La ceremonia fue brevísima, don Hipólito no leyó el habitual mensaje, se limitó a jurar y dicen algunos testigos presenciales que -“sin ocultar su displicencia con el rígido protocolo”- salió a la calle y se encontró con una multitud, nunca antes vista. Permitió, también muy serio, que el pueblo desenganche los caballos del carruaje y lo lleve a pulso hasta la Casa Rosada.

El ambiente era de alegría, pero también de una “fervorosa devoción”, estaban naciendo de a poco esos “correligionarios” que don Hipólito pedía para una causa casi religiosa.
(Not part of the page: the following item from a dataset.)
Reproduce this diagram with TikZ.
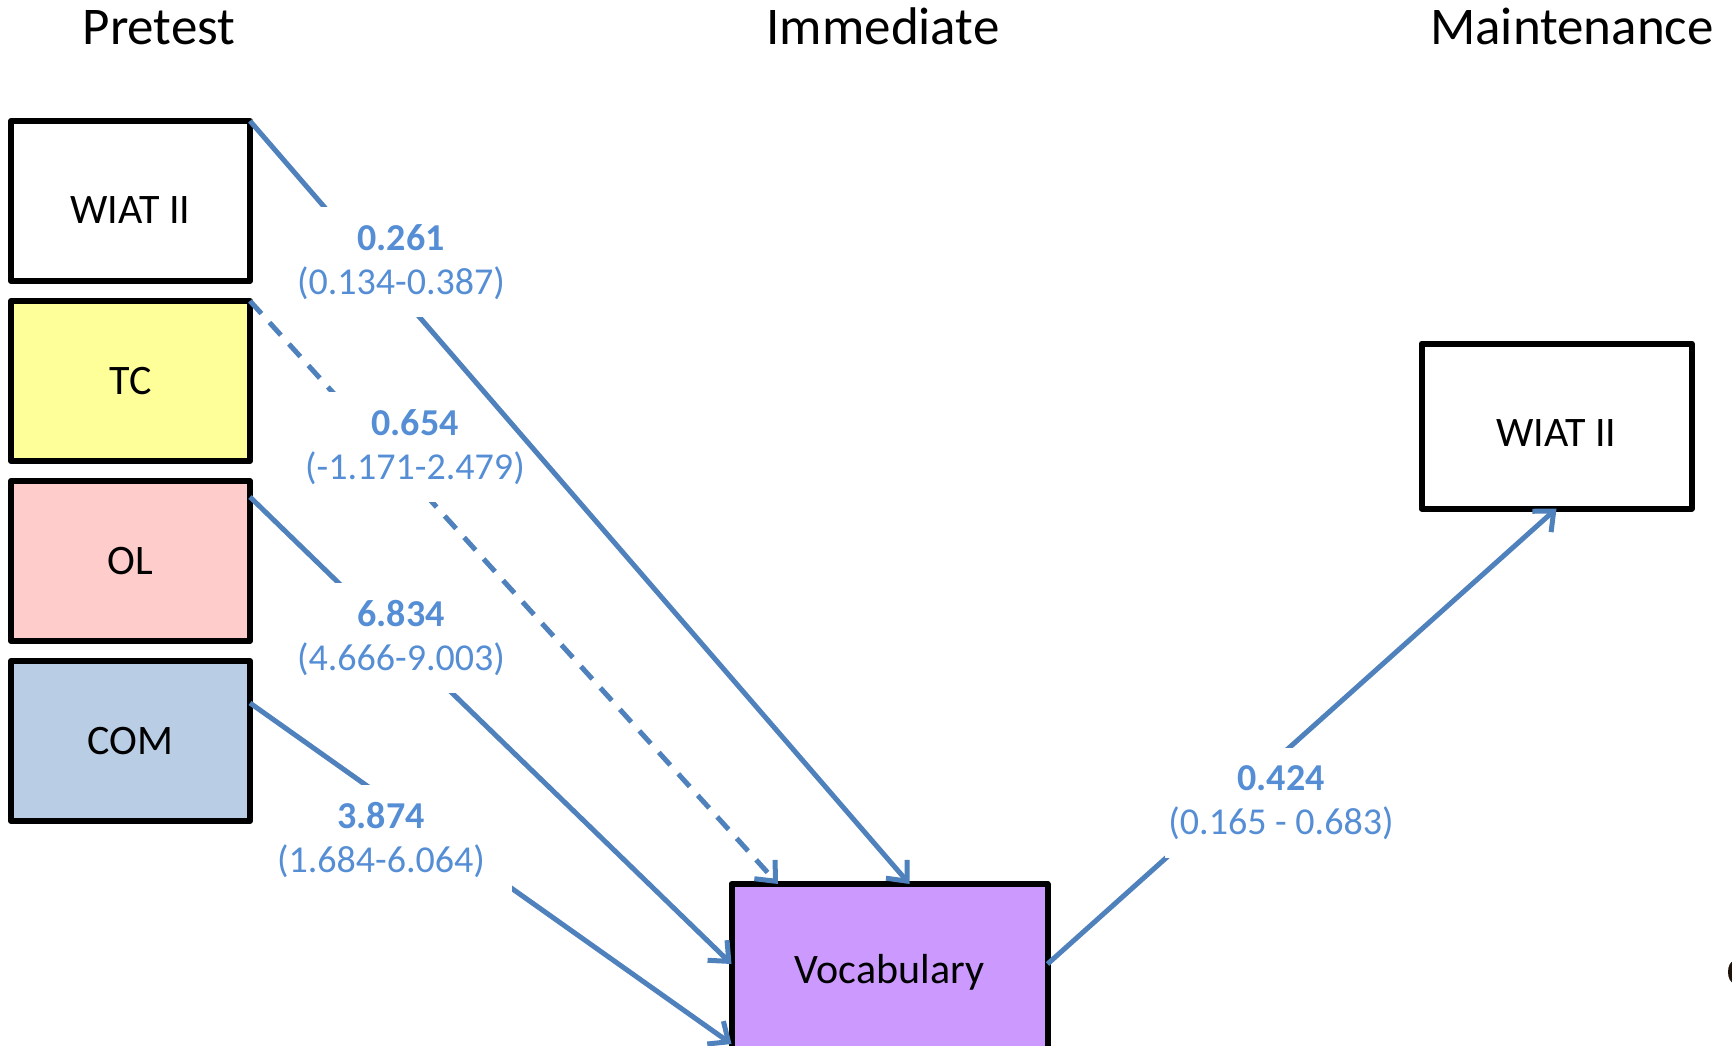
\documentclass[tikz,border=0pt]{standalone}
\usepackage{fontspec}
\setmainfont{Carlito}
\usetikzlibrary{arrows.meta}
\definecolor{lineblue}{HTML}{4F81BD}
\definecolor{labelblue}{HTML}{558ED5}
\definecolor{tcfill}{HTML}{FFFF99}
\definecolor{olfill}{HTML}{FFCCCC}
\definecolor{comfill}{HTML}{B9CDE5}
\definecolor{vocfill}{HTML}{CC99FF}
\begin{document}
\begin{tikzpicture}[x=1pt,y=-1pt,
  box/.style={draw=black, line width=6pt, inner sep=0pt, outer sep=0pt,
    line join=round, font=\fontsize{42}{50}\selectfont},
  prebox/.style={box, minimum width=239pt, minimum height=160pt},
  conn/.style={draw=lineblue, line width=5pt,
    -{Straight Barb[length=16pt,width=28pt]}},
  lbl/.style={fill=white, text=labelblue, align=center,
    font=\fontsize{38}{44}\selectfont, minimum height=110pt,
    inner xsep=3pt, inner ysep=0pt, outer sep=0pt},
  title/.style={font=\fontsize{53}{62}\selectfont, anchor=base}]
\useasboundingbox (0,0) rectangle (1732,1046);
\clip (0,0) rectangle (1732,1046);
\fill[white] (0,0) rectangle (1732,1046);
% titles
\node[title] (tpre) at (159,45) {Pretest};
\node[title] (timm) at (883,45) {Immediate};
\node[title] (tmain) at (1572,45) {Maintenance};
% boxes
\node[prebox, fill=white, text height=45pt, text depth=0pt] (wiat) at (130.5,201) {WIAT II};
\node[prebox, fill=tcfill] (tc) at (130.5,381) {TC};
\node[prebox, fill=olfill] (ol) at (130.5,561) {OL};
\node[prebox, fill=comfill] (com) at (130.5,741) {COM};
\node[box, fill=vocfill, minimum width=316pt, minimum height=176pt] (voc) at (889.5,972) {Vocabulary};
\node[box, fill=white, minimum width=270pt, minimum height=165pt, text height=41pt, text depth=0pt] (wiat2) at (1556.5,426) {WIAT II};
% connectors and labels (order sets which label hides which line)
\draw[conn] ([yshift=-16pt]ol.north east) -- ([yshift=8pt]voc.west);
\draw[conn] ([yshift=38pt]com.east) -- ([yshift=-72pt]voc.west);
\draw[conn] ([yshift=8pt]voc.east) -- (wiat2.south);
\node[lbl] (l3) at (401,638) {\textbf{6.834}\\(4.666-9.003)};
\node[lbl] (l4) at (381,840) {\textbf{3.874}\\(1.684-6.064)};
\fill[white] (l4.north east) rectangle ([xshift=24pt]l4.south east);
\node[lbl] (l5) at (1281,803) {\textbf{0.424}\\(0.165 - 0.683)};
\draw[conn, dash pattern=on 17pt off 12pt] (tc.north east) -- ([xshift=-111.5pt]voc.north);
\node[lbl] (l2) at (415,447) {\textbf{0.654}\\(-1.171-2.479)};
\draw[conn] (wiat.north east) -- ([xshift=20pt]voc.north);
\node[lbl] (l1) at (401,262) {\textbf{0.261}\\(0.134-0.387)};
% partial glyph at right edge
\fill[black!85!brown] (1734,972) ellipse (6pt and 11pt);
\end{tikzpicture}
\end{document}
Sus breves palabras fueron: “No he venido a castigar ni a perseguir, sino a reparar”. Había surgido una segunda palabra clave luego repetida mucha vez, “reparar”. Se trataba de una “reparación de la Nación para restaurar la plenitud de sus fueros”. No venía sólo a administrar, ni a mantener al país dentro de los viejos cánones oligárquicos de “paz, orden y progreso”. Sentía lo suyo como algo más trascendente, por eso dirá también: “Sé bien que no soy un gobernante de orden común porque en ese carácter no habría poder humano que me hiciera asumir el cargo”. Y para que no quedaran dudas de quien era aclaró: “Soy el mandatario supremo de la Nación, para cumplir las más justas y legítimas aspiraciones del pueblo argentino”. Así se ponía en marcha un camino (radical) plagado de obstáculos, marchas y contramarchas, todavía inconcluso: el de la causa contra el régimen.

¿Habrá todavía oídos para un credo tan exigente? En largas tardes salteñas conversé en su casa con mi amigo Néstor Quintana de todas estas cosas. Este 19 de agosto se cumplirá precisamente el primer aniversario de su fallecimiento, tenía exactamente 90 años.